Terrorist group ISIS has destroyed with sledgehammers a series of ancient sculptures, some 3,000 years old and dating to the Assyrian Empire, in Iraq’s Mosul Museum. The militant organization apparently released a video to YouTube Thursday morning documenting the destruction.
The group said it believes the sculptures in the museum were idolatrous. “The prophet, peace be upon him, ordered us to remove and obliterate statues,” one member of the group said on video. The members, most or all unmasked, took drills and hammers to the art; other treasures were simply pushed over and shattered.
The Metropolitan Museum of Art has just released a statement condemning ISIS’ actions in the strongest terms. “This mindless attack on great art, on history, and on human understanding constitutes a tragic assault not only on the Mosul Museum, but on our universal commitment to use art to unite people and promote human understanding,” said Thomas P. Campbell, director and CEO of the Met. “Such wanton brutality must stop, before all vestiges of the ancient world are obliterated.”
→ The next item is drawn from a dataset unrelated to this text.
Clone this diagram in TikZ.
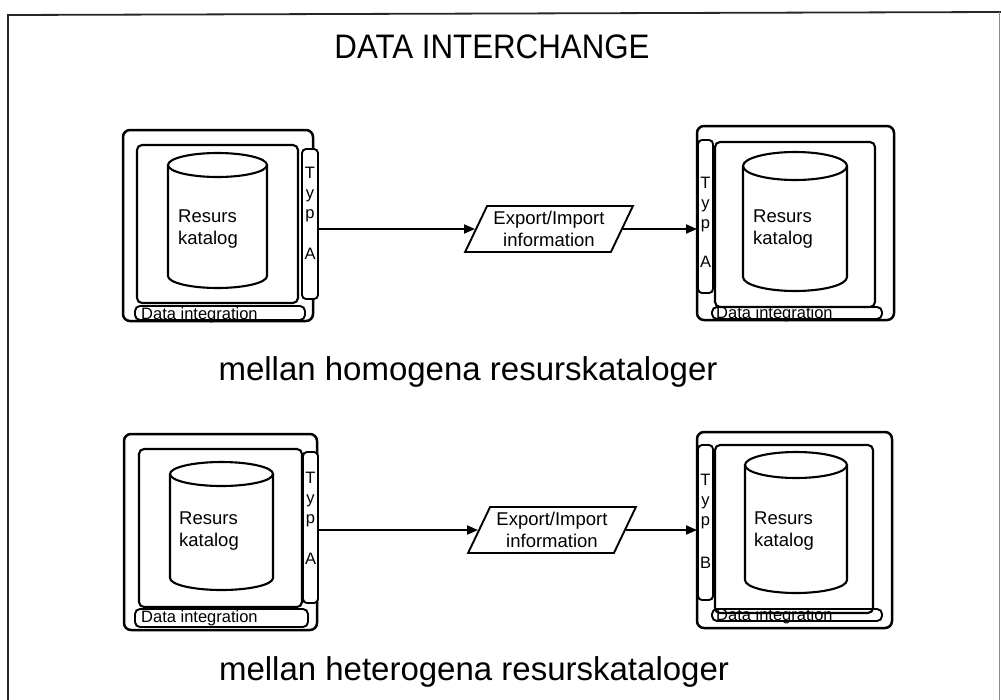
\documentclass[tikz,border=0pt]{standalone}
\usepackage{fontspec}
\setmainfont{Liberation Sans}
\usetikzlibrary{shapes.geometric,arrows.meta,fit}

\tikzset{
  frameline/.style={line width=1.8pt, draw=black!85},
  outerbox/.style={draw, line width=2.5pt, rounded corners=7pt, inner sep=0pt},
  innerbox/.style={draw, line width=2.1pt, rounded corners=5pt, inner sep=0pt},
  tabbox/.style={draw, line width=1.9pt, rounded corners=4pt, inner sep=0pt},
  barbox/.style={draw, line width=1.9pt, rounded corners=5pt, inner sep=0pt},
  drumline/.style={line width=2.1pt},
  cattext/.style={font=\fontsize{18.5}{22}\selectfont, align=left, inner sep=0pt},
  tabtext/.style={font=\fontsize{16.5}{20}\selectfont, align=center, inner sep=0pt, anchor=north},
  bartext/.style={font=\fontsize{16.5}{18}\selectfont, anchor=west, inner sep=0pt},
  flow/.style={draw, shape=trapezium, trapezium left angle=61, trapezium right angle=119,
    trapezium stretches=true, minimum width=168pt, minimum height=46pt, line width=1.9pt,
    font=\fontsize{18.5}{22}\selectfont, align=center, inner sep=0pt},
  link/.style={line width=1.9pt, -{Triangle[length=11pt,width=9pt]}},
  heading/.style={font=\fontsize{34}{38}\selectfont},
  caption/.style={font=\fontsize{33}{38}\selectfont},
}

% database drum: centre x, top ellipse y, bottom ellipse y, x radius, y radius
\newcommand\drum[5]{%
  \draw[drumline] (#1,#2) ellipse [x radius=#4pt, y radius=#5pt];
  \draw[drumline] ({#1-#4},#2) -- ({#1-#4},#3)
    arc [start angle=180, end angle=360, x radius=#4pt, y radius=#5pt]
    -- ({#1+#4},#2);
}

\begin{document}
\begin{tikzpicture}[x=1pt,y=-1pt]
\useasboundingbox (0,0) rectangle (1001,699);
\clip (0,0) rectangle (1001,699);

% page frame
\draw[frameline] (8,720) -- (8,15) -- (1001,12);
\draw[line width=1pt, draw=black!45] (999.5,12) -- (999.5,720);

\node[heading] (title) at (492,47) {\scalebox{0.92}[1]{DATA INTERCHANGE}};

% ---------- upper row ----------
\node[outerbox, fit={(123,130) (313,321)}] (TLout) {};
\node[innerbox, fit={(137,145) (298,303)}] (TLin) {};
\drum{217.5}{165}{276}{49.5}{12}
\node[cattext] (TLcat) at (208,229) {Resurs\\katalog};
\node[tabbox, fill=white, fit={(302,149) (318,299)}] (TLtab) {};
\node[tabtext] (TLtyp) at (310,167) {T\\y\\p\\[21pt]A};
\node[barbox, fit={(135,306) (305,320)}] (TLbar) {};
\node[bartext] at (141,315) {Data integration};

\node[outerbox, fit={(697,126) (894,320)}] (TRout) {};
\node[innerbox, fit={(715,142) (875,307)}] (TRin) {};
\drum{795}{166}{277}{52}{14}
\node[cattext] (TRcat) at (783,229) {Resurs\\katalog};
\node[tabbox, fill=white, fit={(698,140) (713,293)}] (TRtab) {};
\node[tabtext] (TRtyp) at (705.5,177) {T\\y\\p\\[19pt]A};
\node[barbox, fit={(712,307) (882,319)}] (TRbar) {};
\node[bartext] at (716,314) {Data integration};

\node[flow] (P1) at (549,229) {Export/Import\\information};
\draw[link] (TLtab.east |- P1.center) -- (P1);
\draw[link] (P1) -- (TRtab.west |- P1.center);

\node[caption] (cap1) at (468,372) {mellan homogena resurskataloger};

% ---------- lower row ----------
\node[outerbox, fit={(124,434) (317,630)}] (BLout) {};
\node[innerbox, fit={(139,449) (302,607)}] (BLin) {};
\drum{221.5}{474}{578}{51.5}{12}
\node[cattext] (BLcat) at (209,531) {Resurs\\katalog};
\node[tabbox, fill=white, fit={(303,452) (318,603)}] (BLtab) {};
\node[tabtext] (BLtyp) at (310.5,472) {T\\y\\p\\[21pt]A};
\node[barbox, fit={(135,609) (308,627)}] (BLbar) {};
\node[bartext] at (141,618) {Data integration};

\node[outerbox, fit={(697,432) (892,628)}] (BRout) {};
\node[innerbox, fit={(715,445) (873,613)}] (BRin) {};
\drum{796}{465}{580}{51}{13}
\node[cattext] (BRcat) at (784,531) {Resurs\\katalog};
\node[tabbox, fill=white, fit={(698,445) (713,600)}] (BRtab) {};
\node[tabtext] (BRtyp) at (705.5,474) {T\\y\\p\\[23pt]B};
\node[barbox, fit={(712,609) (882,621)}] (BRbar) {};
\node[bartext] at (716,616) {Data integration};

\node[flow] (P2) at (552,530) {Export/Import\\information};
\draw[link] (BLtab.east |- P2.center) -- (P2);
\draw[link] (P2) -- (BRtab.west |- P2.center);

\node[caption] (cap2) at (474,672) {mellan heterogena resurskataloger};
\end{tikzpicture}
\end{document}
The incident echoes the 2001 destruction of two huge Buddhas in Afghanistan by the Taliban, despite interventions by the United Nations, the government of Pakistan, and the Metropolitan Museum, to save them. The director of the Metropolitan at that time, Philippe de Montebello, offered to send and pay for a delegation to save and remove any art that was portable. There was no response.
One Middle-Eastern news source quoted a local government official stating that some of the destroyed sculptures in the Mosul Museum were replicas, but that has not been widely reported.
The destruction comes after ISIS reportedly burned more than 100,000 rare books and manuscripts at the Mosul library earlier this month.